FAV:  Sehen Sie auf lange Sicht Möglichkeiten, die Unterschiede im Preisniveau auszugleichen?

Einen solchen Ausgleich halte ich gar nicht für zwingend erforderlich. Andererseits könnte er auch ganz unerwartet erfolgen, etwa im Wärmebereich, wenn der Preistrend auf dem Rohölmarkt anhält. Der Strompreis wird sich nach einer Übergangs- oder auch Übertreibungsphase durch eine höhere Volatilität 
auszeichnen, ähnlich dem Benzinpreis. Generell kann man aber sagen, daß auf lange Sicht die regenerativen Energien gegenüber den fossilen Energieträgern ohnehin die Nase vorn haben werden. 

FAV:  Können Sie eine persönliche Prognose stellen, welche Entwicklung die einzelnen Energiequellen mittel- bzw. langfristig nehmen werden?

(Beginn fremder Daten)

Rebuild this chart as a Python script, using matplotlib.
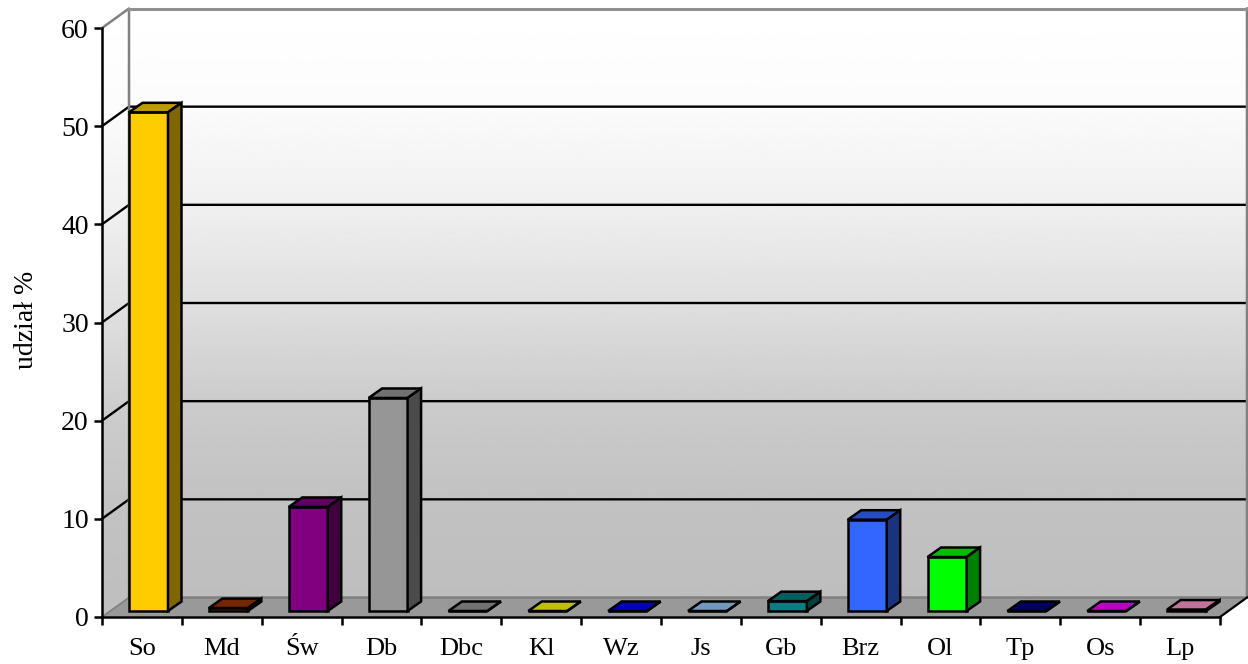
import matplotlib
matplotlib.use('Agg')
import matplotlib.pyplot as plt
import numpy as np
from matplotlib.patches import Polygon

plt.rcParams['font.family'] = ['Liberation Serif', 'DejaVu Serif']

# values
categories = ['So', 'Md', 'Św', 'Db', 'Dbc', 'Kl', 'Wz', 'Js', 'Gb', 'Brz', 'Ol', 'Tp', 'Os', 'Lp']
values = [50.8, 0.3, 10.6, 21.7, 0, 0, 0, 0, 1.0, 9.3, 5.5, 0, 0, 0.15]
face_colors = ['#ffcc00', '#993300', '#800080', '#969696', '#969696', '#ffff00', '#0000ff',
               '#99ccff', '#008080', '#3366ff', '#00ff00', '#000080', '#ff00ff', '#ff99cc']
y_ticks = [0, 10, 20, 30, 40, 50, 60]
# wall shade read at each gridline, top to bottom
wall_shades = [1.0, 0.985, 0.94, 0.875, 0.80, 0.76, 0.745]

W, H = 1248, 664
fig = plt.figure(figsize=(W / 100, H / 100), dpi=100)
ax = fig.add_axes([102 / W, 1 - 617 / H, (1220 - 102) / W, (617 - 28) / H])
n = len(categories)

# depth of the fake 3d box, in data units
px_x = n / (1220 - 102)
px_y = 60 / (617 - 28)
dx = 27 * px_x
dy = 19.5 * px_y

# back wall and side wall share one vertical gradient
grad = np.interp(np.linspace(0, 6, 256), range(7), wall_shades).reshape(-1, 1)
wall = ax.imshow(grad, cmap='gray', vmin=0, vmax=1, aspect='auto',
                 extent=(0, n + dx, dy, 60 + dy), origin='upper', zorder=0)
wall.set_clip_path(Polygon([(0, 0), (dx, dy), (n + dx, dy), (n + dx, 60 + dy), (dx, 60 + dy), (0, 60)],
                           closed=True, transform=ax.transData))
wall.set_clip_box(fig.bbox)
side = ax.imshow(grad, cmap='gray', vmin=0, vmax=1, aspect='auto',
                 extent=(0, dx, 0, 60 + dy), origin='upper', zorder=0)
side.set_clip_path(Polygon([(0, 0), (dx, dy), (dx, 60 + dy), (0, 60)], closed=True, transform=ax.transData))
side.set_clip_box(fig.bbox)
ax.set_xlim(0, n)
ax.set_ylim(0, 60)

# floor
ax.fill([0, dx, n + dx, n], [0, dy, dy, 0], color='#999999', zorder=1, clip_on=False, lw=0)

# gridlines on the walls
for t in y_ticks[1:-1]:
    ax.plot([0, dx, n + dx], [t, t + dy, t + dy], color='black', lw=1.7, zorder=2,
            clip_on=False, solid_joinstyle='miter')
ax.plot([0, dx, dx, n + dx, n + dx], [60, 60 + dy, dy, dy, 60 + dy], color='#808080', lw=1.8, zorder=2,
        clip_on=False)
ax.plot([dx, n + dx], [60 + dy, 60 + dy], color='#909090', lw=2.2, zorder=2, clip_on=False)
ax.plot([0, dx], [0, dy], color='#808080', lw=1.2, zorder=2, clip_on=False)
ax.plot([n, n + dx], [0, dy], color='black', lw=1.6, zorder=2, clip_on=False)

# bars with their top and side faces
bar_w = 39 * px_x
bar_dx = 13.5 * px_x
bar_dy = 9.5 * px_y
base = 6 * px_y
for i, (v, c) in enumerate(zip(values, face_colors)):
    x0 = i + 27 * px_x
    x1 = x0 + bar_w
    top = base + v
    rgb = np.array(matplotlib.colors.to_rgb(c))
    ax.bar(x0, v, width=bar_w, bottom=base, align='edge', color=c, edgecolor='black', lw=1.8,
           zorder=5 + i, clip_on=False)
    ax.fill([x0, x0 + bar_dx, x1 + bar_dx, x1], [top, top + bar_dy, top + bar_dy, top],
            facecolor=rgb * 0.75, edgecolor='black', lw=1.8, zorder=5 + i, clip_on=False)
    ax.fill([x1, x1 + bar_dx, x1 + bar_dx, x1], [base, base + bar_dy, top + bar_dy, top],
            facecolor=rgb * 0.5, edgecolor='black', lw=1.8, zorder=5 + i, clip_on=False)

for s in ['top', 'right']:
    ax.spines[s].set_visible(False)
for s in ['left', 'bottom']:
    ax.spines[s].set_linewidth(1.8)
    ax.spines[s].set_zorder(30)

ax.set_yticks(y_ticks)
ax.set_yticklabels([str(t) for t in y_ticks], fontsize=20)
ax.set_xticks(range(n + 1))
ax.set_xticklabels([])
ax.set_xticks(np.arange(n) + 0.5, minor=True)
ax.set_xticklabels(categories, minor=True, fontsize=19)
ax.tick_params(axis='x', which='major', length=5.5, width=1.8, direction='out')
ax.tick_params(axis='x', which='minor', length=0, pad=15)
ax.tick_params(axis='y', length=5.5, width=1.8, direction='out', pad=4)
ax.set_ylabel('udział %', fontsize=20, labelpad=0)
ax.yaxis.set_label_coords((39 - 102) / (1220 - 102), (617 - 320) / (617 - 28))

fig.savefig('out.png', dpi=100)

In Deutschland erwarte ich keinen signifikanten Anstieg des Energieverbrauchs, eine Stagnation ist mittelfristig wahrscheinlicher. Der Anteil regenerativer Energie wird steigen. Welche Rolle die erneuerbaren Energien aber in Zukunft spielen werden, das wird auch von der Nachfrage durch die Verbraucher abhängen. Überlagert wird dieser Aspekt aber vom geplanten Ausstiegsfahrplan aus der Atomenergie, dem Einstiegsfahrplan in die Ersatztechnologien und auch von den vorhandenen Kapazitäten beim Ausbau erneuerbarer Energien. Die Politik muß die Prozesse zeitlich synchronisieren, wobei momentan mehr über den Ausstiegsfahrplan geredet wird - ein entsprechender Einstiegsfahrplan in die Ersatztechnologien aber nur schemenhaft ersichtlich ist. 

FAV:  Welche industriellen Effekte ergeben sich Ihrer Ansicht nach aus der Förderung regenerativer Energien?

Dies ist ein Aspekt, der mir in den allgemeinen energiepolitischen Diskussionen viel zu kurz kommt. Es ist kaum bekannt, daß derzeit in Deutschland ein jährlicher Umsatz von rund sechs Milliarden DM mit dem Anlagen- und Systembau sowie mit Dienstleistungen rund um die regenerativen Energietechnologien erzielt wird. Dieser Industriezweig sorgt schon jetzt in Deutschland für immerhin 25.000 Arbeitsplätze. Dies scheint mir neben den klima- und umweltpolitischen Zielen ein sehr wichtiger Aspekt zu sein. Vorrangiges wirtschafspolitisches Ziel sollte daher die konsequente Ansiedlung der Industrie für regenerative 
Energietechnologien in Deutschland sein. Nicht allein die Entwicklung von neuen Technologien, sondern vor allem die industrielle Umsetzung und rechtzeitige Besetzung neuer Industriefelder durch Firmenansiedlungen in einem frühen Entwicklungsstadium sichern die Arbeitsplätze von morgen. Wer früh, schnell und mit einer hohen Flexibilität an den Markt geht, der hat am Ende die besten Karten. Die Chancen sind eigentlich gut und dürfen nicht durch endlose Diskussionen zerredet werden.